Apple Bloom: But if the tonic is a fake, then how come Granny can swim again, and what about all that aquabatics stuff we just did?
Applejack: I reckon sometimes you can forget what you're capable of, and it just takes a little extra confidence to remember that it was inside of you all along. But tellin' ponies your tonic can do things it can't is just wrong!
Flim: But you just said it boosts confidence!
Flam: And that's not all it does, folks–
Silver Shill: Yes, it is! In fact, it's not a tonic at all! I know, 'cause I helped make it! Watching Applejack save Granny and then admit to lying, well, that made me realize I was making ponies believe in a thing that just wasn't so!
Applejack: Believin' in somethin' can help you do amazin' things. But if that belief is based on a lie, eventually it's gonna lead to real trouble.

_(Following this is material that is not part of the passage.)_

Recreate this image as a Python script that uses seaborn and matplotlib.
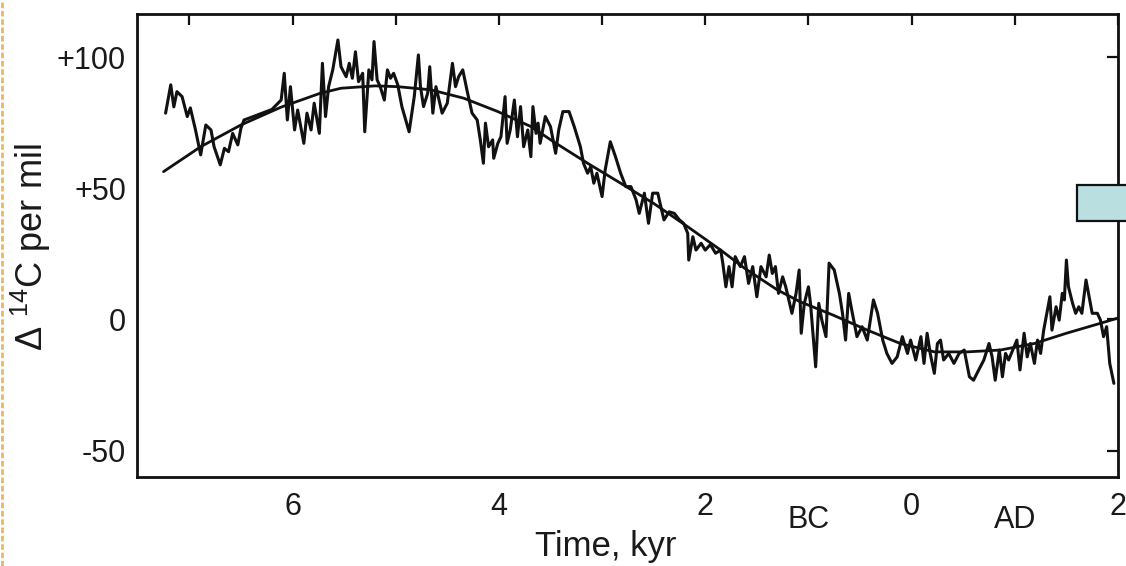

Silver Shill: Thank you, Applejack. I got this through dishonest means. That was a mistake I won't be making again! I'd like you to have it, as a reminder of how you helped me finally see the truth.
Applejack: I don't know...
Silver Shill: Oh, don't worry. I'll track down the pony I sold that worthless tonic to and give him another bit to replace this one! Honest.
Applejack: I'm sorry, Granny. I hope this doesn't mean you'll stop swimmin'.
Granny Smith: Why in tarnation would I do that? I just can't believe those two salesponies had me believin' I could near fly! Hey, where'd they go?
Applejack: Bein' honest sure gets hard when it seems like the truth might hurt somepony you care about. But I think believin' a lie can end up hurtin' even more. Maybe some ponies don't care about that – but I sure ain't one of them. Now you take it easy there, Granny!
Granny Smith: Oh, I plan to! Hoo, ha, ha-whee!